Retype the lines beneath this one, from the first through the line containing "var option;". Pictures are left out.

Information provided —
● ● ●

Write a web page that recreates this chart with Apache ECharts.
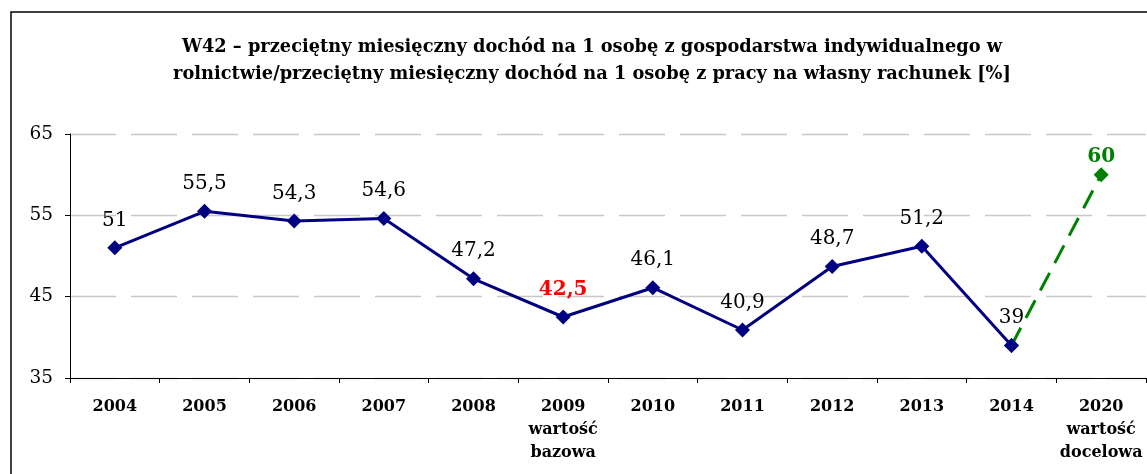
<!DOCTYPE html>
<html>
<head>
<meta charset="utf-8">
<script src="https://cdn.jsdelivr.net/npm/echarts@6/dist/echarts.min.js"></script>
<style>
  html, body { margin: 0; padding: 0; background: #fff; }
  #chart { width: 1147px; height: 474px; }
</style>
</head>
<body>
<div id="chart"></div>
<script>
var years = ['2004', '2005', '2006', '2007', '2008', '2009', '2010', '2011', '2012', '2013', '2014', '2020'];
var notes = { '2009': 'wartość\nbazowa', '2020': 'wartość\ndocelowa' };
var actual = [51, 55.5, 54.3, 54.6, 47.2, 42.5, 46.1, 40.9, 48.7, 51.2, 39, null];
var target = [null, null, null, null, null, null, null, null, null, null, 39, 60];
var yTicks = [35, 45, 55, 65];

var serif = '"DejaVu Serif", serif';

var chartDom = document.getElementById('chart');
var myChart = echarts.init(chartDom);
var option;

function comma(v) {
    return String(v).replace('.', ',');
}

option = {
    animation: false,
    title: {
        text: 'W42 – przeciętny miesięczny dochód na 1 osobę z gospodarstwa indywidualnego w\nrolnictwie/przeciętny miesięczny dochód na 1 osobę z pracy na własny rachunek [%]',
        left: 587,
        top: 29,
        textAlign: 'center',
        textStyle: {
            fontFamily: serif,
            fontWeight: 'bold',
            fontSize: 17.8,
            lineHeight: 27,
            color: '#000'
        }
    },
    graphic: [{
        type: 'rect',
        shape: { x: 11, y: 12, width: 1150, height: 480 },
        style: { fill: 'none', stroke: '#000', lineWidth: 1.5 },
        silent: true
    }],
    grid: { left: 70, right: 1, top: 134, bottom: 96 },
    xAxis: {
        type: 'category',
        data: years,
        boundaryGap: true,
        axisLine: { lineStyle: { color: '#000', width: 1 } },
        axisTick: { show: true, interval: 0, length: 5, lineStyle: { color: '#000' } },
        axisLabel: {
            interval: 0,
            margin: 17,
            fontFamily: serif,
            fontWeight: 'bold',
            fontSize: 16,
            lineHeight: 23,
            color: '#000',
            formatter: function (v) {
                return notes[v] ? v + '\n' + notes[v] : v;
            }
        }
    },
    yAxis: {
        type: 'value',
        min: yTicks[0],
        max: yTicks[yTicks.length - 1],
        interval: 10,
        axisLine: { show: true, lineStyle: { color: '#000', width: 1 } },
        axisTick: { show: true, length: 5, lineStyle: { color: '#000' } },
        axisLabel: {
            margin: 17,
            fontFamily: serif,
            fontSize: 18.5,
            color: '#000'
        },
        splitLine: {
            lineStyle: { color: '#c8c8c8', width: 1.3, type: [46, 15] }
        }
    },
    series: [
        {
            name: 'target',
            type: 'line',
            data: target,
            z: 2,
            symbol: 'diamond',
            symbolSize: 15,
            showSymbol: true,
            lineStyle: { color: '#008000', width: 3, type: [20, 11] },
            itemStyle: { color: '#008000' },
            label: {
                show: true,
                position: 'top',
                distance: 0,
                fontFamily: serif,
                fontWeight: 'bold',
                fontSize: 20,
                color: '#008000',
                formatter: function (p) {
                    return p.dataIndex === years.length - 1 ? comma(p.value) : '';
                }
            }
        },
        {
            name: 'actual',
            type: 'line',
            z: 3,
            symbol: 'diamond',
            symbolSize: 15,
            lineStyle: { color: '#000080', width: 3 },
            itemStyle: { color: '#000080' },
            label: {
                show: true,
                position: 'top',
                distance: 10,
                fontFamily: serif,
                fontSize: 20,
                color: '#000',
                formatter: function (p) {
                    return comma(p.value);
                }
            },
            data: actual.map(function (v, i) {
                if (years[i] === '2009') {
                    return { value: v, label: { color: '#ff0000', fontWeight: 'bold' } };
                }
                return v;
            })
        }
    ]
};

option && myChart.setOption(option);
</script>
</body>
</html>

● ● ●

Final result —
Write a web page that recreates this chart with Apache ECharts.
<!DOCTYPE html>
<html>
<head>
<meta charset="utf-8">
<script src="https://cdn.jsdelivr.net/npm/echarts@6/dist/echarts.min.js"></script>
<style>
  html, body { margin: 0; padding: 0; background: #fff; }
  #chart { width: 1147px; height: 474px; }
</style>
</head>
<body>
<div id="chart"></div>
<script>
var years = ['2004', '2005', '2006', '2007', '2008', '2009', '2010', '2011', '2012', '2013', '2014', '2020'];
var notes = { '2009': 'wartość\nbazowa', '2020': 'wartość\ndocelowa' };
var actual = [51, 55.5, 54.3, 54.6, 47.2, 42.5, 46.1, 40.9, 48.7, 51.2, 39, null];
var target = [null, null, null, null, null, null, null, null, null, null, 39, 60];
var yTicks = [35, 45, 55, 65];

var serif = '"DejaVu Serif", serif';

var chartDom = document.getElementById('chart');
var myChart = echarts.init(chartDom);
var option;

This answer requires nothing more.